Actually, suppose I do the opposite? If I threaten to reject PEP 600 due to lack of community interest, what would you do then? :slightly_smiling_face: (And that is rhetorical, I’m no more intending to threaten you with an ultimatum than I am anyone else).

Here’s a suggestion. Get a list of the people you think should have informed feedback to offer on PEP 600 (include the various people who have commented on this thread). We’ll list them all on the new thread, and explicitly ask for comments from them, as well as any other interested parties. If comments are positive, then good. If people still have reservations, you can address them. If we get no feedback, then rather than outright rejecting it, I’d suggest we defer PEP 600 for a period (maybe 6 months?) with the intention to revisit the discussion then.

I don’t think I can in good conscience accept a PEP if no-one other than its author is willing to explicitly say they are in favour of it.

(OK, I’ll now stop responding to individual points and go re-read the PEP and the mega-thread).

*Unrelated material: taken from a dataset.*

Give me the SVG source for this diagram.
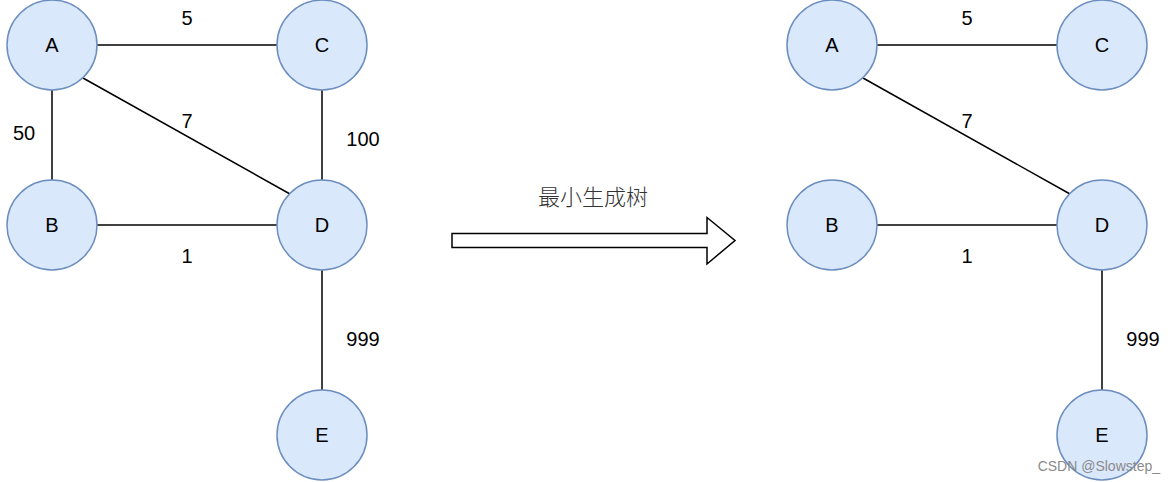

Um, please can we not move posts around between threads? We now have three separate threads with parts of the PEP 600 discussion in them, and it’s nearly impossible to review :slightly_frowning_face:

We have a new thread for PEP 600, but if people post in the old thread then please let’s just leave their posts where they are. It’s easier to add a link to a comment in the wrong thread (or just copy the content wholesale) instead of trying to track things getting moved around :slightly_frowning_face:

@pf_moore Sorry about any confusion that the move may have caused. I’d requested to move everything after @njs requested a re-review yesterday, into a new thread. All the prior discussions are still over on the other thread (hopefully not affecting your re-review).

I’ve explained my reasoning for my request below, hopefully that makes it the situation less… “wait-what”?


Part of why that thread got so unweildy (a “mega-thread”), was because all-things-manylinux got discussed there. A linear discussion format doesn’t lend itself well to such discussions. :slightly_frowning_face:

Since we have a much clearer “breakpoint” – 1 month of no activity, a PEP accepted and being implemented – I figured the “next manylinux specification” thread can probably be called “done” and we’ll move our discussions to the other thread (PEP 600). However, there’s clearly a need to figure out how we’d go forward in terms of the process and the technical concerns… hence I requested to break off at that point into this new thread.

I’d imagined this topic could be the location for any process-related discussions around PEP 600 (hence splitting at the request-for-moving-forward). I imagine we’d continue the discussion, after you’ve reviewed the past discussion, in the dedicated thread for PEP 600 discussion that @njs made.

Hopefully that’ll make it clearer why the move happened, and sorry again for the confusion. :grimacing:

Not a problem, I understood your reasons, it just unfortunately clashed with my agreement with @njs that he start a “reboot” thread with the latest version of the PEP. I don’t like the fact that splitting a thread in Discourse needs an admin to do it, and I think that as a result there was a delay before the split happened making it even more confusing.

I suggest we abandon this thread here, and PEP 600 discussions happen on the “reboot” thread. Anyone wanting to continue discussing other manylinux related topics can continue on the original thread or start a new thread themselves (manually).